Aquella iglesia oscura representa la ausencia de entusiasmo evangelizados Es el símbolo de una religión apática, cómoda y tranquila, indiferente a la suerte de las multitudes que sucumben sin Cristo y sin esperanzas. Un templo oscuro en una noche de tantas oportunidades para el evangelismo nos recuerda un incidente ocurrido en la vida de Pascual, un negligente guarda ferroviario responsable de la seguridad del tránsito en una peligrosa y activa encrucijada. Pasaban por allí rápidos y pesados trenes, a intervalos regulares, interrumpiendo momentáneamente el continuo movimiento de vehículos que cruzaban ese paso a nivel. Era indispensable la presencia continua de un guarda para detener el tránsito en el momento oportuno y evitar así desgracias personales y accidentes fatales.

Pascual trabajaba durante la noche. Su responsabilidad consistía en agitar una linterna roja cada vez que se aproximaba un tren al paso a nivel.

Cierta noche un automóvil lleno de pasajeros fui arrollado por una gigantesca locomotora. El impacto fue ensordecedor. El silencio de la noche fue interrumpido por gritos de desesperación y dolor. Un examen de la situación reveló que tres pasajeros habían perecido, y un cuarto estaba en estado de gravedad.

Se inició un juicio para establecer responsabilidades, y Pascual tuvo que comparecer ante el tribunal.

—¿Movió usted la linterna para advertir de la proximidad del tren? —se le preguntó.

—Sí, señor —contestó Pascual bajo juramento—. Moví la linterna de un lado a otro, pero el conductor del coche, sin importarle mi advertencia no se detuvo, y fué arrollado por el tren.

Después del interrogatorio, el jefe de los guardas ferroviarios felicitó a su subordinado por el equilibrio y la corrección demostrados.

Le dijo: —Temí que se pusiera nervioso y dijera algo comprometedor.

—Estaba muy nervioso —replicó Pascual—.

Temí que el juez me preguntara si la linterna estaba encendida.

Sí, el descuidado guarda había agitado la linterna, pero —¡qué desidia!— la linterna estaba apagada.

¡Cuántas iglesias han apagado las lámparas del evangelismo! Promueven, es verdad, algunas campañas que figuran en el calendario denominacional. Llevan a cabo un culto regular, tal vez en forma rutinaria y sin inspiración.

Agitan la linterna, pero ésta carece de aceite y de brillo. Se apagó melancólicamente el entusiasmo por la obra en favor de los perdidos.

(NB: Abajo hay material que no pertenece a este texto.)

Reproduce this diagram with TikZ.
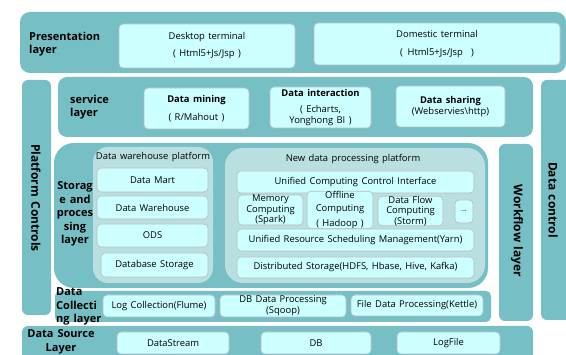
\documentclass[tikz,border=0pt]{standalone}
\usepackage{fontspec}
\setmainfont{Open Sans}[WordSpace=1.4]
\definecolor{band}{HTML}{76BFC5}
\definecolor{cont}{HTML}{BADFE1}
\definecolor{cell}{HTML}{CCFFFF}
\definecolor{cellline}{HTML}{BDBDBD}
\newcommand\placebox[7]{\node[#2,minimum width={(#5-#3)*1pt},minimum height={(#6-#4)*1pt}] (#1) at ({(#3+#5)/2},{(#4+#6)/2}) {#7};}
\begin{document}
\begin{tikzpicture}[x=1pt,y=-1pt,
  bandbox/.style={fill=band,draw=none,rounded corners=#1,inner sep=0pt,outer sep=0pt},
  contbox/.style={fill=cont,draw=none,rounded corners=#1,inner sep=0pt,outer sep=0pt},
  cellbox/.style={fill=cell,draw=cellline,line width=0.7pt,rounded corners=4pt,inner sep=0pt,outer sep=0pt,align=center,font=\fontsize{9.4}{11}\selectfont},
  labeltext/.style={font=\bfseries\fontsize{11}{13.5}\selectfont,inner sep=0pt},
  sidetext/.style={font=\bfseries\fontsize{12}{14}\selectfont,rotate=-90,inner sep=0pt},
  titletext/.style={font=\fontsize{9.4}{11}\selectfont,inner sep=0pt}
]
\useasboundingbox (0,0) rectangle (566,355);
\clip (0,0) rectangle (566,355);
% bands
\placebox{pres}{bandbox=10pt}{20}{12}{566}{73}{}
\placebox{serv}{bandbox=9pt}{58}{77}{533}{137}{}
\placebox{plat}{bandbox=6pt}{22}{80}{51}{315}{}
\placebox{dctl}{bandbox=6pt}{541}{80}{574}{320}{}
\placebox{wflow}{bandbox=6pt}{499}{144}{533}{321}{}
\placebox{stor}{bandbox=20pt}{54}{143}{488}{288}{}
\placebox{coll}{bandbox=5pt}{55}{291}{491}{322}{}
\placebox{src}{bandbox=6pt}{22}{326}{533}{364}{}
% containers
\placebox{dwp}{contbox=15pt}{93}{147}{213}{283}{}
\placebox{ndp}{contbox=18pt}{225}{148}{485}{283}{}
% presentation
\placebox{desk}{cellbox}{119}{24}{295}{68}{Desktop terminal\\[6pt]( Html5+Js/Jsp )}
\placebox{dom}{cellbox}{314}{23}{560}{65}{Domestic terminal\\[7pt](\enspace Html5+Js/Jsp\enspace\ )}
% service
\placebox{mine}{cellbox}{144}{88}{249}{129}{{\bfseries Data mining}\\[7pt]( R/Mahout )}
\placebox{inter}{cellbox}{270}{87}{371}{128}{{\bfseries Data interaction}\\[5pt]( Echarts,\\Yonghong BI )}
\placebox{share}{cellbox}{396}{86}{505}{127}{{\bfseries Data sharing}\\(Webservies\textbackslash http)}
% data warehouse
\placebox{mart}{cellbox}{97}{168}{208}{192}{Data Mart}
\placebox{wh}{cellbox}{97}{196}{208}{219}{Data Warehouse}
\placebox{ods}{cellbox}{97}{224}{208}{247}{ODS}
\placebox{dbs}{cellbox}{101}{253}{208}{277}{Database Storage}
% new data processing
\placebox{uci}{cellbox}{237}{171}{474}{193}{Unified Computing Control Interface}
\placebox{mem}{cellbox}{238}{197}{303}{223}{Memory\\[-0.5pt]Computing\\[-0.5pt](Spark)}
\placebox{off}{cellbox}{307}{197}{373}{223}{Offline\\[2pt]Computing\\[4pt]( Hadoop )}
\placebox{flow}{cellbox}{378}{199}{443}{223}{Data Flow\\[-0.5pt]Computing\\[-0.5pt](Storm)}
\placebox{dots}{cellbox}{455}{200}{473}{223}{\fontsize{7}{8}\selectfont ...}
\placebox{yarn}{cellbox}{237}{229}{474}{251}{Unified Resource Scheduling Management(Yarn)}
\placebox{dist}{cellbox}{237}{257}{474}{278}{Distributed Storage(HDFS, Hbase, Hive, Kafka)}
% collecting
\placebox{log}{cellbox}{103}{295}{215}{317}{Log Collection(Flume)}
\placebox{sqoop}{cellbox}{220}{295}{346}{317}{DB Data Processing\\[0pt](Sqoop)}
\placebox{kettle}{cellbox}{351}{295}{483}{316}{File Data Processing(Kettle)}
% source
\placebox{stream}{cellbox}{117}{332}{229}{354}{DataStream}
\placebox{db}{cellbox}{261}{332}{371}{354}{DB}
\placebox{logfile}{cellbox}{397}{332}{500}{354}{LogFile}
% titles
\node[titletext] (dwpt) at (153,157) {Data warehouse platform};
\node[titletext] (ndpt) at (353,159) {New data processing platform};
% labels
\node[labeltext,anchor=west,align=left] (presl) at (29,44) {Presentation\\layer};
\node[labeltext,anchor=west,align=left] (servl) at (70,107) {service\\layer};
\node[labeltext,align=center] (storl) at (75,214) {Storag\\e and\\proces\\sing\\layer};
\node[labeltext,anchor=west,align=left] (colll) at (56,306.5) {Data\\Collecti\\ng layer};
\node[labeltext,align=center] (srcl) at (61,342) {Data Source\\Layer};
\node[sidetext] (platl) at (36,198) {Platform Controls};
\node[sidetext] (dctll) at (553,200) {Data control};
\node[sidetext] (wflowl) at (517,231) {Workflow layer};
\end{tikzpicture}
\end{document}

Delante de aquel cuadro sombrío —un templo oscuro en una apacible noche de domingo— descubrí, en mis reflexiones, el significado profundo de esta expresión bíblica: “Donde no hay revelación [visión, margen] divina, el pueblo se pone desenfrenado”. Efectivamente, la ausencia de visión evangélica es la responsable de los triunfos limitados observados en extensas regiones. Hay multitudes que perecen en circunstancias desalentadoras, porque nos falta la visión necesaria para llevar a cabo un incansable evangelismo “en tiempo y fuera de tiempo”.

En mis viajes he tenido la ocasión de ver, con inmensa alegría, cuán alentadores han sido los resultados obtenidos en los lugares donde se hace oír, los domingos de noche, la voz del predicador adventista, encendida de entusiasmo y fe.

Transformemos, pues, nuestros templos y capillas en fructíferos centros de evangelización, capaces de atraer a los incrédulos y los indiferentes, y de guiarlos hacia el “Cordero de Dios que quita el pecado del mundo”.

Las puertas abiertas, las luces encendidas, un mensaje de fe en nuestras iglesias los domingos de noche, es el secreto de un ministerio dinámico, fecundo y realizador.